>> begin
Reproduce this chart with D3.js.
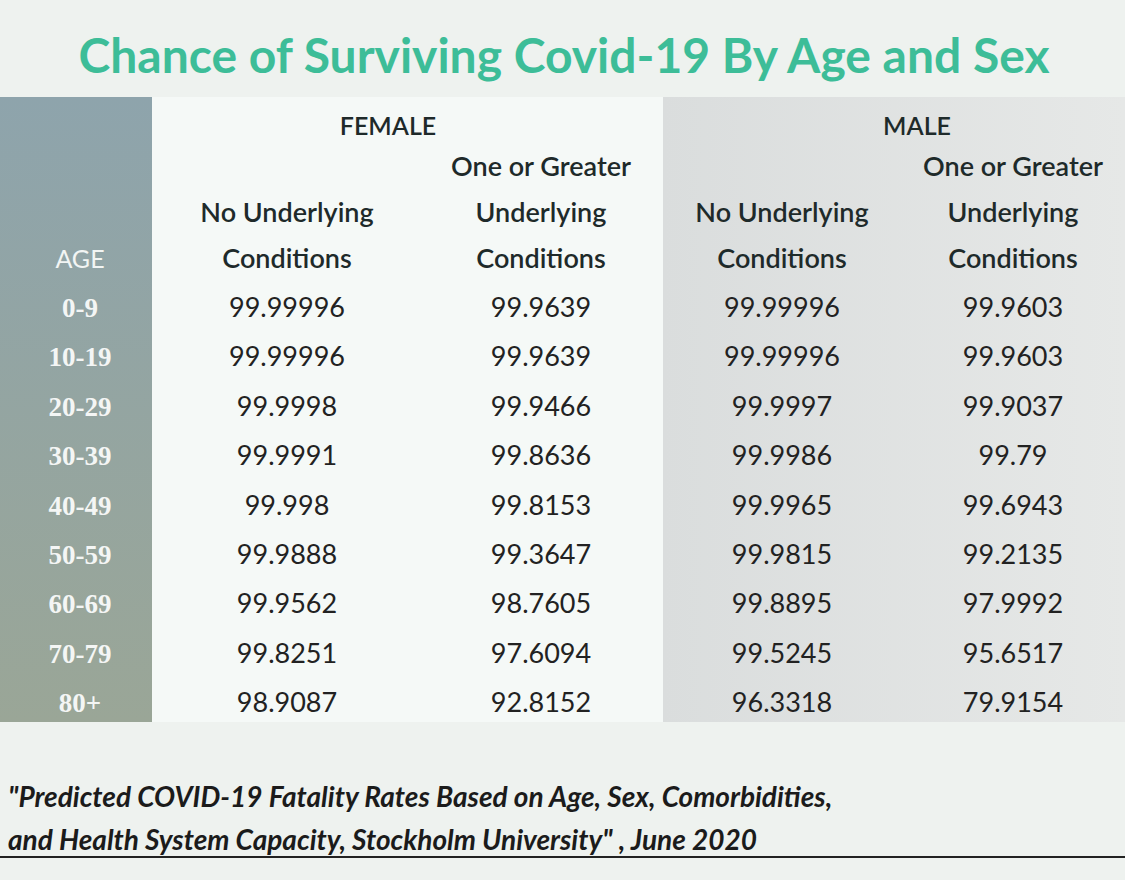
<!DOCTYPE html>
<html><head><meta charset="utf-8">
<script src="https://cdn.jsdelivr.net/npm/d3@7"></script>
<style>body{margin:0;background:#eef2ef}svg{display:block}</style>
</head><body>
<svg id="chart" width="1125" height="880"></svg>
<script>
var ages = ["0-9","10-19","20-29","30-39","40-49","50-59","60-69","70-79","80+"];
var femaleNone = ["99.99996","99.99996","99.9998","99.9991","99.998","99.9888","99.9562","99.8251","98.9087"];
var femaleSome = ["99.9639","99.9639","99.9466","99.8636","99.8153","99.3647","98.7605","97.6094","92.8152"];
var maleNone = ["99.99996","99.99996","99.9997","99.9986","99.9965","99.9815","99.8895","99.5245","96.3318"];
var maleSome = ["99.9603","99.9603","99.9037","99.79","99.6943","99.2135","97.9992","95.6517","79.9154"];
var columns = ["fn","fs","mn","ms"];
var colCenters = [287, 541, 782, 1013];

var svg = d3.select("#chart");
var font = "Lato, 'Open Sans', sans-serif";

var defs = svg.append("defs");
var g1 = defs.append("linearGradient").attr("id","ageg").attr("x1",0).attr("y1",0).attr("x2",0).attr("y2",1);
g1.append("stop").attr("offset","0%").attr("stop-color","#8ea4ac");
g1.append("stop").attr("offset","100%").attr("stop-color","#9aa697");
var g2 = defs.append("linearGradient").attr("id","maleg").attr("x1",0).attr("y1",0).attr("x2",1).attr("y2",0);
g2.append("stop").attr("offset","0%").attr("stop-color","#dadddd");
g2.append("stop").attr("offset","100%").attr("stop-color","#e6e8e7");

// title
svg.append("text").attr("x", 564).attr("y", 73).attr("text-anchor","middle")
  .style("font-family", font).style("font-weight","bold").style("font-size","48px")
  .style("fill","#3dbd98").text("Chance of Surviving Covid-19 By Age and Sex");

// panels
var panelTop = 97, panelBottom = 722;
svg.append("rect").attr("x",0).attr("y",panelTop).attr("width",152).attr("height",panelBottom-panelTop).attr("fill","url(#ageg)");
svg.append("rect").attr("x",152).attr("y",panelTop).attr("width",511).attr("height",panelBottom-panelTop).attr("fill","#f5f9f7");
svg.append("rect").attr("x",663).attr("y",panelTop).attr("width",462).attr("height",panelBottom-panelTop).attr("fill","url(#maleg)");

var y = d3.scaleBand().domain(ages).range([283, 728]).padding(0);
var x = d3.scaleOrdinal().domain(columns).range(colCenters);

// header
function txt(xp, yp, s, opt) {
  opt = opt || {};
  return svg.append("text").attr("x", xp).attr("y", yp).attr("text-anchor","middle")
    .style("font-family", opt.family || font).style("font-weight", opt.weight || "600")
    .style("font-size", opt.size || "27px").style("fill", opt.fill || "#1e2a2a").text(s);
}
txt(388, 135, "FEMALE", {size:"25px"});
txt(917, 135, "MALE", {size:"25px"});
["fs","ms"].forEach(function(c){
  txt(x(c), 176, "One or Greater");
  txt(x(c), 222, "Underlying");
  txt(x(c), 268, "Conditions");
});
["fn","mn"].forEach(function(c){
  txt(x(c), 222, "No Underlying");
  txt(x(c), 268, "Conditions");
});
txt(80, 268, "AGE", {fill:"#f2f5f4", weight:"normal", size:"25px"});

// rows
var series = {fn: femaleNone, fs: femaleSome, mn: maleNone, ms: maleSome};
svg.append("g").selectAll("text").data(ages).join("text")
  .attr("x", 80).attr("y", function(d){ return y(d) + y.bandwidth()/2 + 9; })
  .attr("text-anchor","middle").style("font-family","'Liberation Serif', serif")
  .style("font-weight","bold").style("font-size","27px").style("fill","#f4f6f5").text(function(d){ return d; });

columns.forEach(function(c){
  svg.append("g").selectAll("text").data(series[c]).join("text")
    .attr("x", x(c)).attr("y", function(d,i){ return y(ages[i]) + y.bandwidth()/2 + 9; })
    .attr("text-anchor","middle").style("font-family", font).style("font-size","27px")
    .style("fill","#222").text(function(d){ return d; });
});

// footer
var foot = svg.append("g").style("font-family", font).style("font-style","italic")
  .style("font-weight","bold").style("font-size","28px").style("fill","#1b1b1b");
foot.append("text").attr("x",8).attr("y",807).text("\"Predicted COVID-19 Fatality Rates Based on Age, Sex, Comorbidities,");
foot.append("text").attr("x",8).attr("y",850).text("and Health System Capacity,  Stockholm University\" , June 2020");
svg.append("line").attr("x1",0).attr("x2",1125).attr("y1",857).attr("y2",857).attr("stroke","#222").attr("stroke-width",2);
</script>
</body></html>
>> end
# EXERCISE DESCRIPTION
Write out the material above again, word for word, minus its pictures.

# EXERCISE OUTPUT
Reproduce this chart with D3.js.
<!DOCTYPE html>
<html><head><meta charset="utf-8">
<script src="https://cdn.jsdelivr.net/npm/d3@7"></script>
<style>body{margin:0;background:#eef2ef}svg{display:block}</style>
</head><body>
<svg id="chart" width="1125" height="880"></svg>
<script>
var ages = ["0-9","10-19","20-29","30-39","40-49","50-59","60-69","70-79","80+"];
var femaleNone = ["99.99996","99.99996","99.9998","99.9991","99.998","99.9888","99.9562","99.8251","98.9087"];
var femaleSome = ["99.9639","99.9639","99.9466","99.8636","99.8153","99.3647","98.7605","97.6094","92.8152"];
var maleNone = ["99.99996","99.99996","99.9997","99.9986","99.9965","99.9815","99.8895","99.5245","96.3318"];
var maleSome = ["99.9603","99.9603","99.9037","99.79","99.6943","99.2135","97.9992","95.6517","79.9154"];
var columns = ["fn","fs","mn","ms"];
var colCenters = [287, 541, 782, 1013];

var svg = d3.select("#chart");
var font = "Lato, 'Open Sans', sans-serif";

var defs = svg.append("defs");
var g1 = defs.append("linearGradient").attr("id","ageg").attr("x1",0).attr("y1",0).attr("x2",0).attr("y2",1);
g1.append("stop").attr("offset","0%").attr("stop-color","#8ea4ac");
g1.append("stop").attr("offset","100%").attr("stop-color","#9aa697");
var g2 = defs.append("linearGradient").attr("id","maleg").attr("x1",0).attr("y1",0).attr("x2",1).attr("y2",0);
g2.append("stop").attr("offset","0%").attr("stop-color","#dadddd");
g2.append("stop").attr("offset","100%").attr("stop-color","#e6e8e7");

// title
svg.append("text").attr("x", 564).attr("y", 73).attr("text-anchor","middle")
  .style("font-family", font).style("font-weight","bold").style("font-size","48px")
  .style("fill","#3dbd98").text("Chance of Surviving Covid-19 By Age and Sex");

// panels
var panelTop = 97, panelBottom = 722;
svg.append("rect").attr("x",0).attr("y",panelTop).attr("width",152).attr("height",panelBottom-panelTop).attr("fill","url(#ageg)");
svg.append("rect").attr("x",152).attr("y",panelTop).attr("width",511).attr("height",panelBottom-panelTop).attr("fill","#f5f9f7");
svg.append("rect").attr("x",663).attr("y",panelTop).attr("width",462).attr("height",panelBottom-panelTop).attr("fill","url(#maleg)");

var y = d3.scaleBand().domain(ages).range([283, 728]).padding(0);
var x = d3.scaleOrdinal().domain(columns).range(colCenters);

// header
function txt(xp, yp, s, opt) {
  opt = opt || {};
  return svg.append("text").attr("x", xp).attr("y", yp).attr("text-anchor","middle")
    .style("font-family", opt.family || font).style("font-weight", opt.weight || "600")
    .style("font-size", opt.size || "27px").style("fill", opt.fill || "#1e2a2a").text(s);
}
txt(388, 135, "FEMALE", {size:"25px"});
txt(917, 135, "MALE", {size:"25px"});
["fs","ms"].forEach(function(c){
  txt(x(c), 176, "One or Greater");
  txt(x(c), 222, "Underlying");
  txt(x(c), 268, "Conditions");
});
["fn","mn"].forEach(function(c){
  txt(x(c), 222, "No Underlying");
  txt(x(c), 268, "Conditions");
});
txt(80, 268, "AGE", {fill:"#f2f5f4", weight:"normal", size:"25px"});

// rows
var series = {fn: femaleNone, fs: femaleSome, mn: maleNone, ms: maleSome};
svg.append("g").selectAll("text").data(ages).join("text")
  .attr("x", 80).attr("y", function(d){ return y(d) + y.bandwidth()/2 + 9; })
  .attr("text-anchor","middle").style("font-family","'Liberation Serif', serif")
  .style("font-weight","bold").style("font-size","27px").style("fill","#f4f6f5").text(function(d){ return d; });

columns.forEach(function(c){
  svg.append("g").selectAll("text").data(series[c]).join("text")
    .attr("x", x(c)).attr("y", function(d,i){ return y(ages[i]) + y.bandwidth()/2 + 9; })
    .attr("text-anchor","middle").style("font-family", font).style("font-size","27px")
    .style("fill","#222").text(function(d){ return d; });
});

// footer
var foot = svg.append("g").style("font-family", font).style("font-style","italic")
  .style("font-weight","bold").style("font-size","28px").style("fill","#1b1b1b");
foot.append("text").attr("x",8).attr("y",807).text("\"Predicted COVID-19 Fatality Rates Based on Age, Sex, Comorbidities,");
foot.append("text").attr("x",8).attr("y",850).text("and Health System Capacity,  Stockholm University\" , June 2020");
svg.append("line").attr("x1",0).attr("x2",1125).attr("y1",857).attr("y2",857).attr("stroke","#222").attr("stroke-width",2);
</script>
</body></html>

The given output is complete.